* _The request_
Pick out the lines below that include the string "script".

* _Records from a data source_
______________________________
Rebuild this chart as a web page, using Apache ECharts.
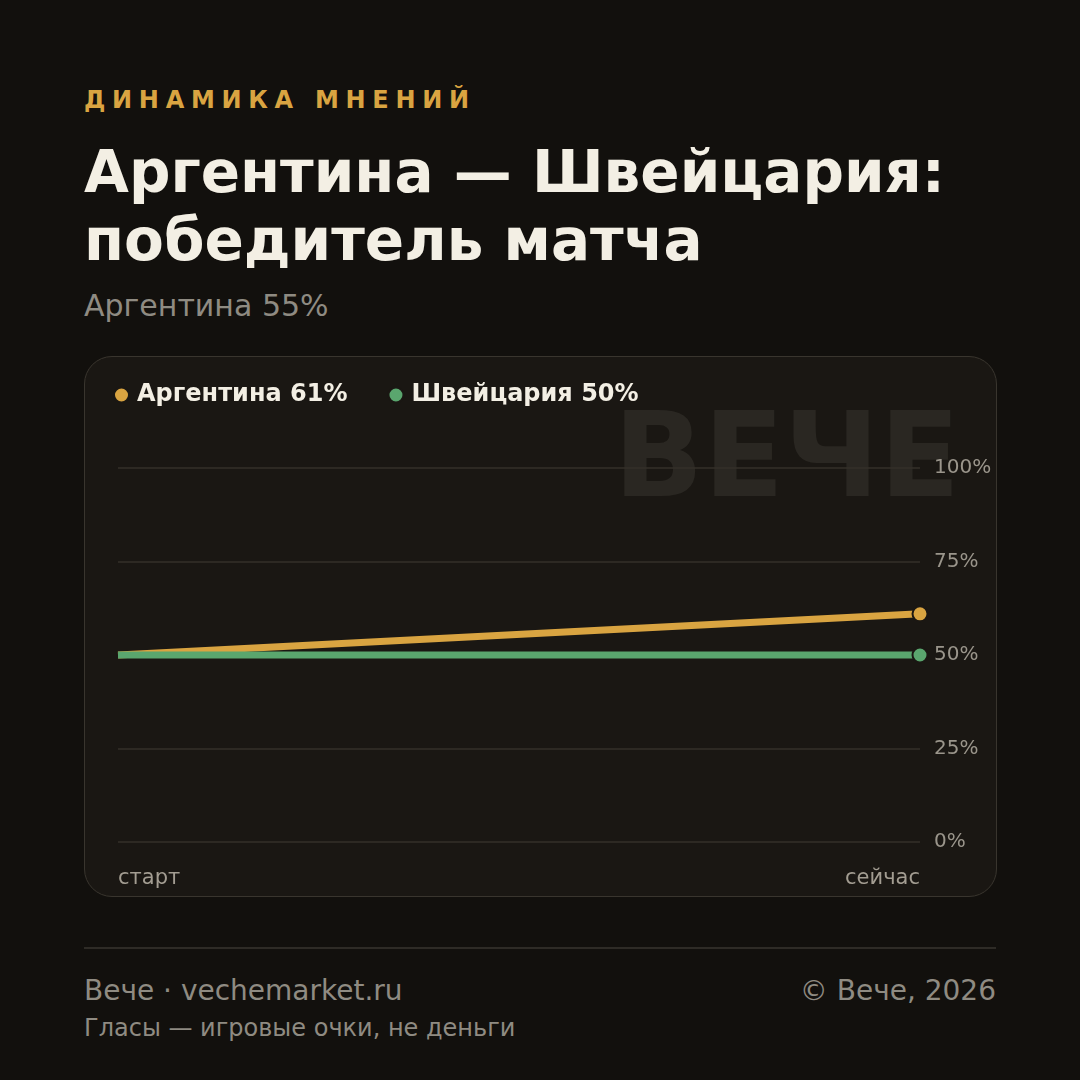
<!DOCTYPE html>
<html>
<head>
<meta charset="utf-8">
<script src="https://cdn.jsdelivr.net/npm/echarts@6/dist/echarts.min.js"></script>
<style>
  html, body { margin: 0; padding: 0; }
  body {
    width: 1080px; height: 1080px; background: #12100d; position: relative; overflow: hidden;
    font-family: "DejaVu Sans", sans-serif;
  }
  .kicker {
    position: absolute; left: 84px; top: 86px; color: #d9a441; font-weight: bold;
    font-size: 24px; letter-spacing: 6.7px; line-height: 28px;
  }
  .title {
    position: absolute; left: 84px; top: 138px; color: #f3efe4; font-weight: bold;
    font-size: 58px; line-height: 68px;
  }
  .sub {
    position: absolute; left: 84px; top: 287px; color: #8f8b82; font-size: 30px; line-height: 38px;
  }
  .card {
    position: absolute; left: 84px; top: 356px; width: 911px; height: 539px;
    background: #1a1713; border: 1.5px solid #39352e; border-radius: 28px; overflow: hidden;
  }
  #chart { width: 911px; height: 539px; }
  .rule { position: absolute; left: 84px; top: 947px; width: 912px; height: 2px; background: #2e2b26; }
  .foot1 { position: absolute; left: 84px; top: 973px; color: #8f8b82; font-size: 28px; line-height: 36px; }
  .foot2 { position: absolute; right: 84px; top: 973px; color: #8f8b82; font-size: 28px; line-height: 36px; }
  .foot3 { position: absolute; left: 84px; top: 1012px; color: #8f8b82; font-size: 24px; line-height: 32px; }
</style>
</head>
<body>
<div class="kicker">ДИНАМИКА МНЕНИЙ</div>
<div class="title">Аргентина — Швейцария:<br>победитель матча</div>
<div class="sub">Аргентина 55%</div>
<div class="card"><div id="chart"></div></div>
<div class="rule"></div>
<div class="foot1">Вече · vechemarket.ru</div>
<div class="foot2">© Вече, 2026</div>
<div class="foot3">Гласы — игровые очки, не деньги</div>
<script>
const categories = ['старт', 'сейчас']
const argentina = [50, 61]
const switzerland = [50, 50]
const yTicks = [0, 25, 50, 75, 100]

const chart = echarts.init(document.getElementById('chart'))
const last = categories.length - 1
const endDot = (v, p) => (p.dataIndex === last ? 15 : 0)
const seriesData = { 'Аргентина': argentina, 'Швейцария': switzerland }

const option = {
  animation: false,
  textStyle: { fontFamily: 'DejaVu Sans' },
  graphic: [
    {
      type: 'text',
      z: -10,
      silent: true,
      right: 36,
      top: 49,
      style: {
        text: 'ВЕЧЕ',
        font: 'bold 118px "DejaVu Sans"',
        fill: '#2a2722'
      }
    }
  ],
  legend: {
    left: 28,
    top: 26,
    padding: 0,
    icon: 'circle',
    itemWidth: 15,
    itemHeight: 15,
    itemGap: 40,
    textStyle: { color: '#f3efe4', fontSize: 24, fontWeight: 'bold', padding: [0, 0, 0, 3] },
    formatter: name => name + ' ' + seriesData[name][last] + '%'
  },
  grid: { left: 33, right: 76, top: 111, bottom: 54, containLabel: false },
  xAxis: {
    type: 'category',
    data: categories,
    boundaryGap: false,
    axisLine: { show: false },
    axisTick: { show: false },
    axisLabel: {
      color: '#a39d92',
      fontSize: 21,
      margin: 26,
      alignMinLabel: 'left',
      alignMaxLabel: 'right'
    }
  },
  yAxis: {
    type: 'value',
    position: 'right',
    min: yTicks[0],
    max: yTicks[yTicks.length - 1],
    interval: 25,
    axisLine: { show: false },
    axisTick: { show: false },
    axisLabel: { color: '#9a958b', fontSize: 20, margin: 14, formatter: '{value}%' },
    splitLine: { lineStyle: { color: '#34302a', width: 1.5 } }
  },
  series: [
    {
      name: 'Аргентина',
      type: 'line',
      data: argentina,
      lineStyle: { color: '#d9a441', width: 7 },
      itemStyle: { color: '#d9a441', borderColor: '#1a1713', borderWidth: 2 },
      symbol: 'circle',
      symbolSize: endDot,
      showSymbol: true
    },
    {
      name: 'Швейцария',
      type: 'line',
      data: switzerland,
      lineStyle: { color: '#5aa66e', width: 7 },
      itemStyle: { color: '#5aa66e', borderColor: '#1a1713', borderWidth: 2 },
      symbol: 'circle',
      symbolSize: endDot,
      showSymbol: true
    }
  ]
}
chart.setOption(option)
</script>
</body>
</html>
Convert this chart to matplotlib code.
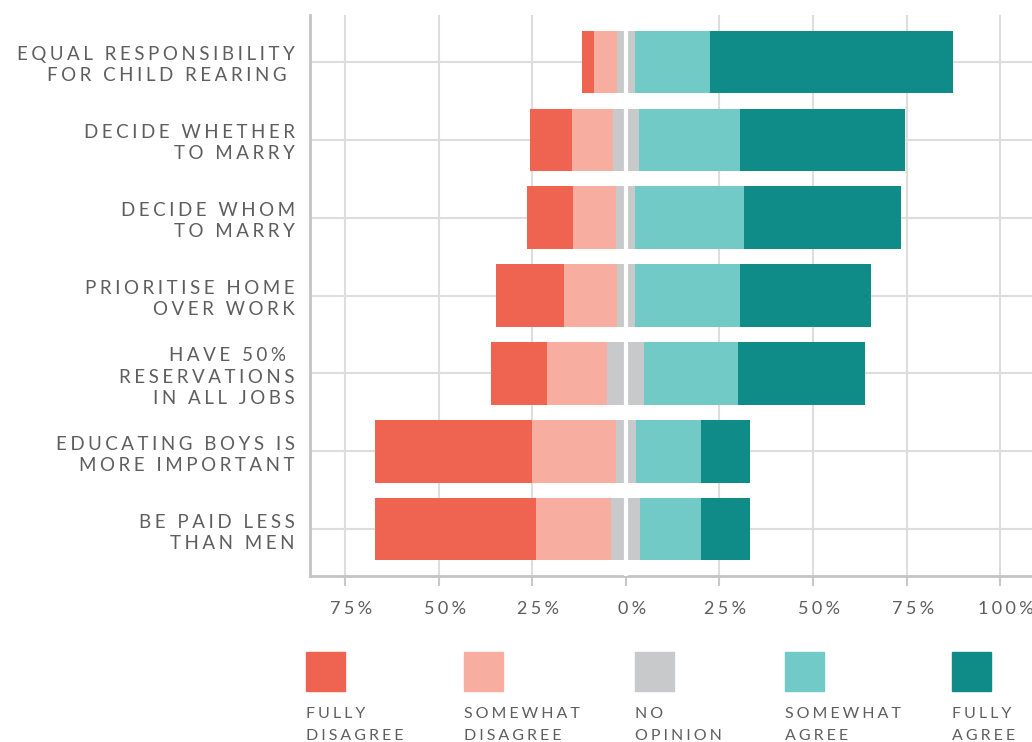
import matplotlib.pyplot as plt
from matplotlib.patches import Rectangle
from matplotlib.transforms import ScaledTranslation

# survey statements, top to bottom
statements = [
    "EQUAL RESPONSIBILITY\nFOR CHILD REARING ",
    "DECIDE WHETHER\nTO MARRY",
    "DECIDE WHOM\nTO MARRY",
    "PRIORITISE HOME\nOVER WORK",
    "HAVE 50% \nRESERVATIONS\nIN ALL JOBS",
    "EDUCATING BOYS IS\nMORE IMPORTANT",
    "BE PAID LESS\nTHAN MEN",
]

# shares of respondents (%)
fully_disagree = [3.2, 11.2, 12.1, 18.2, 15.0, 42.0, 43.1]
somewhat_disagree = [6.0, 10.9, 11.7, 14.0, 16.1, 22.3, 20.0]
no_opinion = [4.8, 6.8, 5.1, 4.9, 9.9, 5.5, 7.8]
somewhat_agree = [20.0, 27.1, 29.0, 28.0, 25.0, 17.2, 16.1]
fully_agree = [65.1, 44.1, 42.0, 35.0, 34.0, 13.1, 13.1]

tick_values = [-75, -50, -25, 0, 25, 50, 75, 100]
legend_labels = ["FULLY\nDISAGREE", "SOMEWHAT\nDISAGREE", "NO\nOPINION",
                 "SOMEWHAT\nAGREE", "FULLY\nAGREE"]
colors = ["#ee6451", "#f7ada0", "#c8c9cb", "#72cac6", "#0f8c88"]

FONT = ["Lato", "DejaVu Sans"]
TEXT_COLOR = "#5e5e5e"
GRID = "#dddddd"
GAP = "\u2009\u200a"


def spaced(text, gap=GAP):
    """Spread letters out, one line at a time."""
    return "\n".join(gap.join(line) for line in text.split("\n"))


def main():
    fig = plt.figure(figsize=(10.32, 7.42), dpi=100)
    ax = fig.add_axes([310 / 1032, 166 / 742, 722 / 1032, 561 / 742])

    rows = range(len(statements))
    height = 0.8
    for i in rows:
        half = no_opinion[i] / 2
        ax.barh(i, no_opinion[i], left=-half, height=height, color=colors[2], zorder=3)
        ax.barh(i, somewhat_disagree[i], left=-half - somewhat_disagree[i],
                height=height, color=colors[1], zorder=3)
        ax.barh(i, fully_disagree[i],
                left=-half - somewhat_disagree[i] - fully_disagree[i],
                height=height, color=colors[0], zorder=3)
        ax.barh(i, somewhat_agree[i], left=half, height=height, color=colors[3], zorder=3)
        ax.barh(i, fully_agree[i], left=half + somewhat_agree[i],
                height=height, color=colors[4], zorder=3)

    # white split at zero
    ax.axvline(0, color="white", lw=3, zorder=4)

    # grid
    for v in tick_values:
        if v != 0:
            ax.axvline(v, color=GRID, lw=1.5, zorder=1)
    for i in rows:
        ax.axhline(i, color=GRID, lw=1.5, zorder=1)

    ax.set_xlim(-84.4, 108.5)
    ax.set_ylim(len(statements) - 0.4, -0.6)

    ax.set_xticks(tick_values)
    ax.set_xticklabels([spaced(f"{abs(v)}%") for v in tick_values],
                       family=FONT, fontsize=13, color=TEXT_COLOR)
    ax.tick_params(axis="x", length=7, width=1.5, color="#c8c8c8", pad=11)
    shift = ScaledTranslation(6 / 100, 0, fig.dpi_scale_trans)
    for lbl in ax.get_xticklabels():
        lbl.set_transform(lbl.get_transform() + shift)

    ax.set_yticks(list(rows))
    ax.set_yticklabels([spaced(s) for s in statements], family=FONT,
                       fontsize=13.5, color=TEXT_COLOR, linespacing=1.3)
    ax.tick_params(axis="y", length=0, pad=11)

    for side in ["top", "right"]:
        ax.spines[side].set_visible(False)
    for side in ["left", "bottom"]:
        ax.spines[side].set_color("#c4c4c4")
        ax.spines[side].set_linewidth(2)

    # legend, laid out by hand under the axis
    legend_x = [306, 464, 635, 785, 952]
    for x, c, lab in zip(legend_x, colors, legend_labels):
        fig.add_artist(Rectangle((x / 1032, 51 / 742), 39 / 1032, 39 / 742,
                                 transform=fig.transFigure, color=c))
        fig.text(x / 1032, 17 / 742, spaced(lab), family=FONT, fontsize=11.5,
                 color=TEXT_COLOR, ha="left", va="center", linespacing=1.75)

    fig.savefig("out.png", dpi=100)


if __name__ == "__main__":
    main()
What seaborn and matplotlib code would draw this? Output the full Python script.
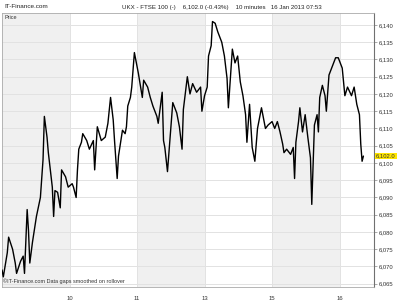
______________________________
* _Result_
<script src="https://cdn.jsdelivr.net/npm/echarts@6/dist/echarts.min.js"></script>
<script>
</script>
What seaborn and matplotlib code would draw this? Output the full Python script.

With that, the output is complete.